The Ancient Near East list defines this area as follows:


     ANE is a mailing list on topics and issues of interest in Ancient
     Near Eastern Studies, from the Indus to the Nile, and from the
     beginnings of human habitation to the rise of Islam. It is intended
     to provide a medium for discussion among scholars and students
     actively engaged in research and study of this broad field.

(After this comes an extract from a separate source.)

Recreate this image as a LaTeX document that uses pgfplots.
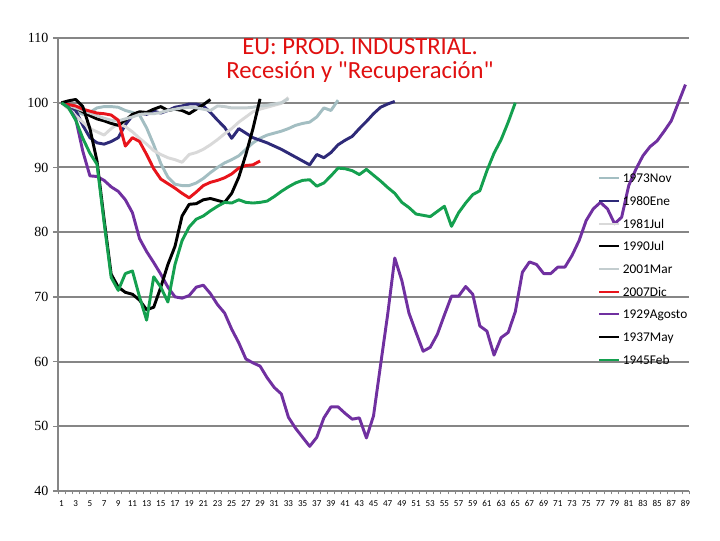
\documentclass[border=0pt]{standalone}
\usepackage{fontspec}
\setmainfont{Carlito}
\newfontfamily\tickserif{Liberation Serif}
\newfontfamily\titlefont{Carlito}
\usepackage{pgfplots}
\pgfplotsset{compat=1.18}
\definecolor{c73}{HTML}{A3BEC2}
\definecolor{c80}{HTML}{2E2A78}
\definecolor{c81}{HTML}{D9D9D9}
\definecolor{c01}{HTML}{C3CDCF}
\definecolor{c07}{HTML}{E8141B}
\definecolor{c29}{HTML}{7030A0}
\definecolor{c45}{HTML}{14A04F}
\definecolor{gridgray}{HTML}{868686}
\definecolor{titlered}{HTML}{E01010}
\begin{document}
\begin{tikzpicture}
\useasboundingbox (0,0) rectangle (540pt,405pt);
\begin{axis}[
  at={(43.5pt,36.75pt)}, anchor=south west,
  scale only axis, width=473.25pt, height=339.75pt,
  xmin=0.5, xmax=89.5, ymin=40, ymax=110,
  axis x line*=bottom, axis y line*=left,
  axis line style={draw=gridgray, line width=1.5pt, -},
  xtick={1,3,...,89},
  minor xtick={0.5,1.5,...,89.5},
  major x tick style={draw=none},
  minor x tick style={draw=gridgray, line width=0.6pt},
  minor tick length=2.5pt,
  ytick={40,50,...,110},
  major tick length=3.75pt,
  tick align=outside,
  ymajorgrids, grid style={draw=gridgray, line width=1.5pt},
  y tick style={draw=gridgray, line width=1pt},
  xticklabel style={font=\fontsize{6.8}{7}\selectfont},
  yticklabel style={font=\tickserif\fontsize{10.5}{12}\selectfont},
  /pgf/number format/assume math mode=true,
  legend style={at={(0.8558,0.7013)}, anchor=north west, draw=none, fill=none,
    font=\fontsize{10}{12}\selectfont, inner sep=0pt, row sep=10pt,
    nodes={inner sep=0pt, text height=7pt, text depth=0pt},
    /tikz/every odd column/.append style={column sep=2pt}},
  legend cell align=left,
  legend image code/.code={\draw[#1, line width=1.5pt] (0pt,0pt) -- (15pt,0pt);},
  every axis plot/.append style={line width=2.2pt, mark=none, line join=round},
]
% 1973Nov
\addplot[c73] coordinates {(1,100)(2,99.5)(3,98.8)(4,98.2)(5,98.5)(6,99.2)(7,99.4)(8,99.4)(9,99.3)(10,98.8)(11,98.5)(12,98.1)(13,96.1)(14,93.5)(15,90.6)(16,88.5)(17,87.4)(18,87.2)(19,87.2)(20,87.6)(21,88.3)(22,89.2)(23,90.0)(24,90.7)(25,91.2)(26,91.8)(27,92.8)(28,93.8)(29,94.5)(30,95.0)(31,95.3)(32,95.6)(33,96.0)(34,96.5)(35,96.8)(36,97.0)(37,97.8)(38,99.2)(39,98.8)(40,100.4)};
\addlegendentry{1973Nov}
% 1980Ene
\addplot[c80] coordinates {(1,100)(2,99.7)(3,98.8)(4,96.5)(5,94.6)(6,93.8)(7,93.6)(8,94.0)(9,94.6)(10,96.6)(11,98.0)(12,98.4)(13,98.2)(14,98.7)(15,98.4)(16,98.8)(17,99.3)(18,99.5)(19,99.8)(20,99.8)(21,99.5)(22,98.5)(23,97.3)(24,96.2)(25,94.5)(26,96.0)(27,95.3)(28,94.6)(29,94.2)(30,93.8)(31,93.3)(32,92.8)(33,92.2)(34,91.6)(35,91.0)(36,90.4)(37,92.0)(38,91.5)(39,92.3)(40,93.5)(41,94.2)(42,94.8)(43,96.0)(44,97.1)(45,98.3)(46,99.3)(47,99.8)(48,100.2)};
\addlegendentry{1980Ene}
% 1981Jul
\addplot[c81] coordinates {(1,100)(2,99.0)(3,98.0)(4,97.0)(5,96.0)(6,95.5)(7,95.0)(8,96.0)(9,96.8)(10,96.3)(11,95.5)(12,94.5)(13,93.6)(14,92.6)(15,92.0)(16,91.5)(17,91.2)(18,90.8)(19,92.0)(20,92.3)(21,92.8)(22,93.5)(23,94.3)(24,95.2)(25,96.0)(26,97.0)(27,97.8)(28,98.6)(29,99.0)(30,99.3)(31,99.6)(32,99.9)(33,100.8)};
\addlegendentry{1981Jul}
% 1990Jul
\addplot[black] coordinates {(1,100)(2,99.6)(3,99.2)(4,98.6)(5,98.0)(6,97.5)(7,97.2)(8,96.8)(9,96.5)(10,97.3)(11,98.2)(12,98.6)(13,98.5)(14,99.0)(15,99.4)(16,98.8)(17,99.0)(18,98.8)(19,98.3)(20,99.0)(21,99.7)(22,100.5)};
\addlegendentry{1990Jul}
% 2001Mar
\addplot[c01] coordinates {(1,100)(2,99.6)(3,99.2)(4,98.8)(5,98.4)(6,98.0)(7,97.6)(8,97.3)(9,97.2)(10,97.5)(11,97.8)(12,98.2)(13,98.3)(14,98.3)(15,98.5)(16,98.8)(17,99.0)(18,99.2)(19,99.3)(20,99.2)(21,99.0)(22,98.8)(23,99.5)(24,99.4)(25,99.2)(26,99.2)(27,99.2)(28,99.3)(29,99.5)(30,99.6)(31,99.8)(32,100.0)(33,100.6)};
\addlegendentry{2001Mar}
% 2007Dic
\addplot[c07] coordinates {(1,100)(2,99.7)(3,99.5)(4,99.0)(5,98.7)(6,98.4)(7,98.3)(8,98.1)(9,97.3)(10,93.3)(11,94.6)(12,94.0)(13,92.0)(14,89.8)(15,88.2)(16,87.5)(17,86.8)(18,86.0)(19,85.3)(20,86.2)(21,87.2)(22,87.7)(23,88.0)(24,88.4)(25,89.0)(26,89.9)(27,90.3)(28,90.4)(29,91.0)};
\addlegendentry{2007Dic}
% 1929Agosto
\addplot[c29] coordinates {(1,100)(2,99.3)(3,97.5)(4,92.5)(5,88.7)(6,88.6)(7,88.0)(8,87.0)(9,86.3)(10,85.0)(11,83.0)(12,79.0)(13,77.0)(14,75.3)(15,73.5)(16,71.5)(17,70.0)(18,69.8)(19,70.2)(20,71.5)(21,71.8)(22,70.5)(23,68.8)(24,67.5)(25,65.0)(26,62.9)(27,60.4)(28,59.8)(29,59.3)(30,57.5)(31,56.0)(32,55.0)(33,51.4)(34,49.7)(35,48.3)(36,46.9)(37,48.3)(38,51.3)(39,53.0)(40,53.0)(41,52.0)(42,51.1)(43,51.3)(44,48.2)(45,51.6)(46,59.5)(47,67.3)(48,76.0)(49,72.5)(50,67.5)(51,64.5)(52,61.6)(53,62.2)(54,64.2)(55,67.2)(56,70.1)(57,70.1)(58,71.6)(59,70.4)(60,65.5)(61,64.7)(62,61.0)(63,63.7)(64,64.5)(65,67.7)(66,73.8)(67,75.4)(68,75.0)(69,73.6)(70,73.6)(71,74.6)(72,74.6)(73,76.4)(74,78.7)(75,81.8)(76,83.6)(77,84.6)(78,83.6)(79,81.3)(80,82.3)(81,87.2)(82,89.7)(83,91.8)(84,93.2)(85,94.1)(86,95.6)(87,97.2)(88,100.0)(89,102.8)};
\addlegendentry{1929Agosto}
% 1937May
\addplot[black] coordinates {(1,100)(2,100.3)(3,100.5)(4,99.4)(5,96.0)(6,91.0)(7,82.0)(8,73.5)(9,71.5)(10,70.7)(11,70.4)(12,69.5)(13,68.0)(14,68.4)(15,71.5)(16,75.0)(17,77.8)(18,82.5)(19,84.3)(20,84.4)(21,85.0)(22,85.2)(23,84.9)(24,84.6)(25,86.0)(26,88.5)(27,92.0)(28,96.0)(29,100.6)};
\addlegendentry{1937May}
% 1945Feb
\addplot[c45] coordinates {(1,100)(2,99.2)(3,97.3)(4,94.5)(5,92.2)(6,90.5)(7,81.5)(8,73.0)(9,71.0)(10,73.6)(11,74.0)(12,70.0)(13,66.4)(14,73.1)(15,71.5)(16,69.2)(17,75.0)(18,78.7)(19,80.8)(20,82.0)(21,82.5)(22,83.3)(23,84.0)(24,84.6)(25,84.5)(26,85.0)(27,84.6)(28,84.5)(29,84.6)(30,84.8)(31,85.5)(32,86.3)(33,87.0)(34,87.6)(35,88.0)(36,88.1)(37,87.1)(38,87.6)(39,88.7)(40,89.9)(41,89.8)(42,89.5)(43,88.9)(44,89.7)(45,88.8)(46,87.9)(47,86.9)(48,86.0)(49,84.6)(50,83.8)(51,82.8)(52,82.6)(53,82.4)(54,83.2)(55,84.0)(56,80.9)(57,83.0)(58,84.5)(59,85.8)(60,86.4)(61,89.5)(62,92.2)(63,94.3)(64,97.0)(65,100.0)};
\addlegendentry{1945Feb}
\node[anchor=base, text=titlered, font=\titlefont\fontsize{18.5}{21}\selectfont] at (rel axis cs:0.4786,0.9646) {EU: PROD. INDUSTRIAL.};
\node[anchor=base, text=titlered, font=\titlefont\fontsize{18.5}{21}\selectfont] at (rel axis cs:0.4786,0.9117) {Recesión y "Recuperación"};
\end{axis}
\end{tikzpicture}
\end{document}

With regard to mass migration, it is possible, given the research,
that the environment and food resources played a part, as after the Irish 
potatoe famine.  Similarly, any disruption among empire builders like the 
Ottoman or British or Roman Empires might cause conflict or 
alternatively, integration with another culture - any or all of these 
might be responsible for unrest and movement and each area would 
presumably have to provide its own evidence of the root cause.

Some food for thought :)


P.S. Just seen David Connelly note on Misletoe:
     Review of Economic and Environmental Changes during the 4th and 3rd 
     Millennia BC -Association for Environmental Archaeology (AEA), 25th 
     Anniversary Symposium in Bad Buchau, Southern Germany, 2nd-5th 
     2004 .
Climate input from the Assoc.for Environmental Archaeology might be quite 
on this subject!

>Simon Kidner wrote:
>>  But the OED dates its first usage to 1869
>> and defines it as 'The south-eastern part of Europe; the Balkan
>> States together with Asia Minor.'
>> So, to reiterate Bill, where did it come from, and where did it go?
>I think "The Ottoman Empire" is the answer to both questions.